À época, o país conhecia um fenómeno há muito desconhecido: a inflação. O tema era analisado por dois jovens economistas, António Borges e Miguel Beleza, que assinavam A.C. Castel Branco Borges e L.M. Pizarro Beleza. O artigo foi golpeado por quatro vezes, com especial relevo para a passagem em que se previa "que se multipliquem os sinais de mal-estar e alerta da opinião pública". Curiosamente, igual número de cortes levou o artigo de opinião de um outro economista, Mário Murteira.
A Revista da edição de 10 de Março de 1973 arrancava com uma grande reportagem de Augusto de Carvalho, enviado ao Vaticano. "Consistório de cardeais numa Igreja com dores de parto" era o título escolhido. Ao censor, porém, era inconcebível que se usasse tal figura de retórica ao falar da Santa Sé. O título teve de ser mudado para um neutro e respeitador "Consistório de cardeais no esplendor do Vaticano". Um dos períodos expurgados rezava assim: "Ela não pode deixar de sentir que as suas palavras soam a falso quando, por exemplo, do alto de um trono, ou revestido de ouropéis, com a corte dos grandes do mundo a cercá-lo, fala em humildade, em proximidade com a pobreza, em trilhar novos caminhos". E a seguir: "Como definir o anúncio da nomeação dos cardeais em tempo de Carnaval? Coincidência? Cálculo? Inconsciência? Certo é que, novamente, na Igreja, a máquina das nomeações foi posta em movimento, a máquina das ambições humanas, das festas, do vermelho sobre os ventres e na cabeça... em suma, um espectáculo de Carnaval.

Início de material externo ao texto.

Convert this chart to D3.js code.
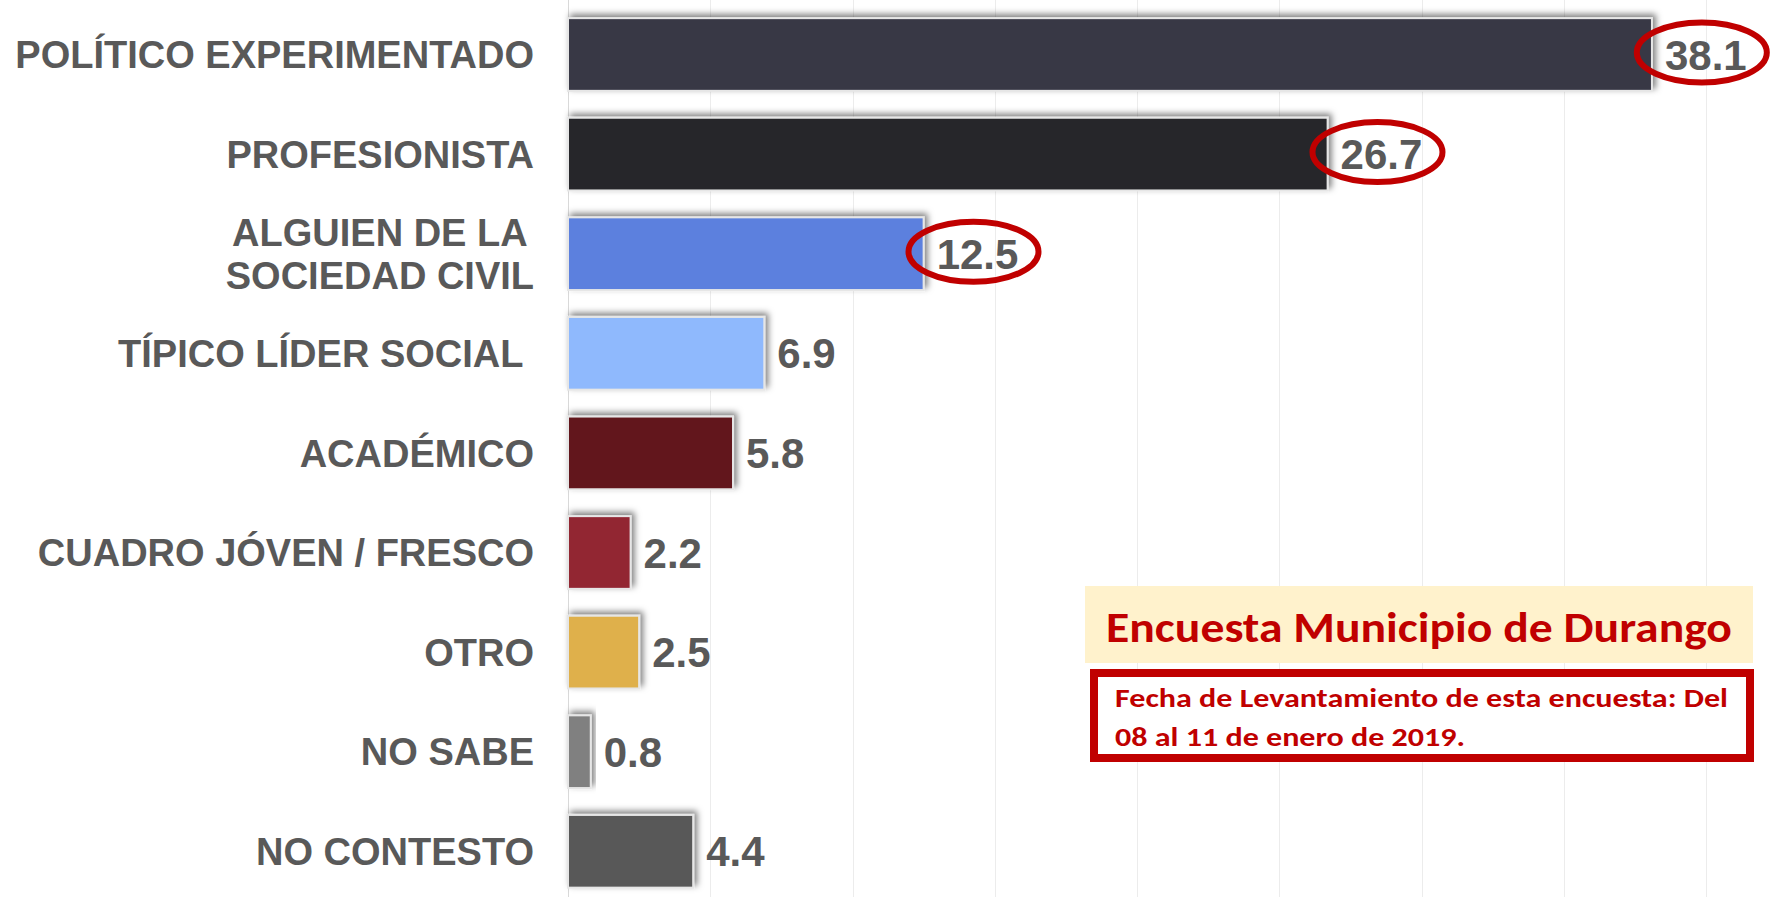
<!DOCTYPE html>
<html>
<head>
<meta charset="utf-8">
<script src="https://cdn.jsdelivr.net/npm/d3@7"></script>
<style>
  html, body { margin: 0; padding: 0; background: #fff; overflow: hidden; }
  svg { display: block; }
</style>
</head>
<body>
<div id="chart"></div>
<script>
/* Horizontal bar chart - Encuesta Municipio de Durango */

// categories (use \n for a line break)
const categories = [
    'POLÍTICO EXPERIMENTADO',
    'PROFESIONISTA',
    'ALGUIEN DE LA\nSOCIEDAD CIVIL',
    'TÍPICO LÍDER SOCIAL\u00a0',
    'ACADÉMICO',
    'CUADRO JÓVEN / FRESCO',
    'OTRO',
    'NO SABE',
    'NO CONTESTO'
];
const values = [38.1, 26.7, 12.5, 6.9, 5.8, 2.2, 2.5, 0.8, 4.4];
const barColors = ['#383845', '#26282b', '#5b80de', '#8fb9fd', '#62171e', '#922533', '#dfb04c', '#808080', '#595959'];
const circled = [true, true, true, false, false, false, false, false, false];
const xTicks = [0, 5, 10, 15, 20, 25, 30, 35, 40];

const titleText = 'Encuesta Municipio de Durango';
const dateLines = ['Fecha de Levantamiento de esta encuesta: Del', '08 al 11 de enero de 2019.'];

const W = 1776, H = 897;
const textGray = '#595959';
const red = '#c00000';

const svg = d3.select('#chart')
    .append('svg')
    .attr('width', W)
    .attr('height', H);

// drop shadow for the bars
const defs = svg.append('defs');
const filt = defs.append('filter')
    .attr('id', 'shadow')
    .attr('x', '-20%').attr('y', '-40%')
    .attr('width', '140%').attr('height', '180%');
filt.append('feDropShadow')
    .attr('dx', 3).attr('dy', -3)
    .attr('stdDeviation', 3)
    .attr('flood-color', '#000')
    .attr('flood-opacity', 0.5);

const x = d3.scaleLinear()
    .domain([0, 40])
    .range([568, 1706]);

const y = d3.scaleBand()
    .domain(categories)
    .range([4.7, 901.1])
    .paddingInner(0.27)
    .paddingOuter(0.135);

// grid lines
svg.append('g')
    .selectAll('line')
    .data(xTicks)
    .enter()
    .append('line')
    .attr('x1', d => Math.round(x(d)) + 0.5)
    .attr('x2', d => Math.round(x(d)) + 0.5)
    .attr('y1', 0)
    .attr('y2', H)
    .attr('stroke', d => d === 0 ? '#d9d9d9' : '#ececec')
    .attr('stroke-width', 1);

// bars
svg.append('g')
    .selectAll('rect')
    .data(values)
    .enter()
    .append('rect')
    .attr('x', x(0))
    .attr('y', (d, i) => y(categories[i]))
    .attr('width', d => x(d) - x(0))
    .attr('height', y.bandwidth())
    .attr('fill', (d, i) => barColors[i])
    .attr('stroke', '#e6e6e6')
    .attr('stroke-width', 2)
    .attr('filter', 'url(#shadow)');

// value labels
const valueFont = 42;
const valLabels = svg.append('g')
    .selectAll('text')
    .data(values)
    .enter()
    .append('text')
    .attr('x', d => x(d) + 13)
    .attr('y', (d, i) => y(categories[i]) + y.bandwidth() / 2 + valueFont * 0.358)
    .attr('font-family', '"Liberation Sans", Arial, sans-serif')
    .attr('font-weight', 'bold')
    .attr('font-size', valueFont)
    .attr('fill', textGray)
    .text(d => d.toFixed(1));

// red ellipses round the top values
valLabels.each(function(d, i) {
    if (!circled[i]) return;
    const tw = this.getComputedTextLength();
    const cx = x(d) + 13 + tw / 2 - 4;
    const cy = y(categories[i]) + y.bandwidth() / 2 - 2;
    svg.append('ellipse')
        .attr('cx', cx)
        .attr('cy', cy)
        .attr('rx', 65)
        .attr('ry', 30)
        .attr('fill', 'none')
        .attr('stroke', red)
        .attr('stroke-width', 6);
});

// category labels
const labelRight = 534;
const labelFont = 38;
const lineGap = 43;
categories.forEach(cat => {
    const lines = cat.split('\n');
    const cy = y(cat) + y.bandwidth() / 2;
    const t = svg.append('text')
        .attr('font-family', '"Liberation Sans", Arial, sans-serif')
        .attr('font-weight', 'bold')
        .attr('font-size', labelFont)
        .attr('fill', textGray);
    const spans = lines.map((ln, k) => t.append('tspan')
        .attr('y', cy + (k - (lines.length - 1) / 2) * lineGap + labelFont * 0.358)
        .text(ln));
    // multi-line labels are centred on the widest line
    const widths = spans.map(s => s.node().getComputedTextLength());
    const maxW = d3.max(widths);
    spans.forEach(s => s.attr('x', labelRight - maxW / 2).attr('text-anchor', 'middle'));
});

// title box
const annFont = 'Carlito, Calibri, Lato, sans-serif';
svg.append('rect')
    .attr('x', 1085).attr('y', 586)
    .attr('width', 668).attr('height', 77)
    .attr('fill', '#fff2cc');
svg.append('text')
    .attr('x', 1106).attr('y', 642)
    .attr('font-family', annFont)
    .attr('font-weight', 'bold')
    .attr('font-size', 43)
    .attr('fill', red)
    .attr('textLength', 626)
    .attr('lengthAdjust', 'spacingAndGlyphs')
    .text(titleText);

// date box
svg.append('rect')
    .attr('x', 1094).attr('y', 673)
    .attr('width', 656).attr('height', 85)
    .attr('fill', '#fff')
    .attr('stroke', red)
    .attr('stroke-width', 8);
const dateTexts = dateLines.map((ln, k) => svg.append('text')
    .attr('x', 1115).attr('y', 707 + k * 39)
    .attr('font-family', annFont)
    .attr('font-weight', 'bold')
    .attr('font-size', 27)
    .attr('fill', red)
    .text(ln));
const natural0 = dateTexts[0].node().getComputedTextLength();
const squeeze = 613 / natural0;
dateTexts.forEach(t => {
    const nw = t.node().getComputedTextLength();
    t.attr('textLength', nw * squeeze).attr('lengthAdjust', 'spacingAndGlyphs');
});
</script>
</body>
</html>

São inconscientes os homens que fazem festa enquanto três quartas partes da Humanidade morre de fome, quando há povos subdesenvolvidos e muita miséria à face da terra". O Vaticano não foi o único tema além-fronteiras a incomodar o Exame Prévio. O mesmo sucedeu com as eleições na Argentina e em França. Aqui, saltou a informação de que o novo Governo de Paris "opor-se-á à candidatura" à CEE "de qualquer país de regime não democrático (Portugal, Espanha e Grécia)". A primeira página titulava: "Boicote à Gulf Oil por causa de Cabinda". Na semana anterior, a mesma notícia estivera congelada, certamente à espera de instruções superiores. Foi libertada com três golpes. Era sobre uma campanha desencadeada no Reino Unido contra a Gulf Oil por causa de Cabinda. O verdadeiro motivo foi cortado: o "apoio prestado pela Gulf à luta portuguesa contra os guerrilheiros que actuam em Angola".
Intramuros, saltou o parágrafo mais 'subversivo' de um protesto popular contra uma acção de despejo em Benavente: "Há dias, uma força da GNR foi a Foros de Almada para fazer cumprir a acção de despejo. Com a guarda seguiam seis carregadores para transportarem os haveres dos rendeiros para fora de suas casas. De súbito, começou a aparecer gente aos magotes. O monte ficou rodeado por centenas de pessoas. Vieram reforços de Santarém, mas a ordem do tribunal ficou por cumprir. Até quando?"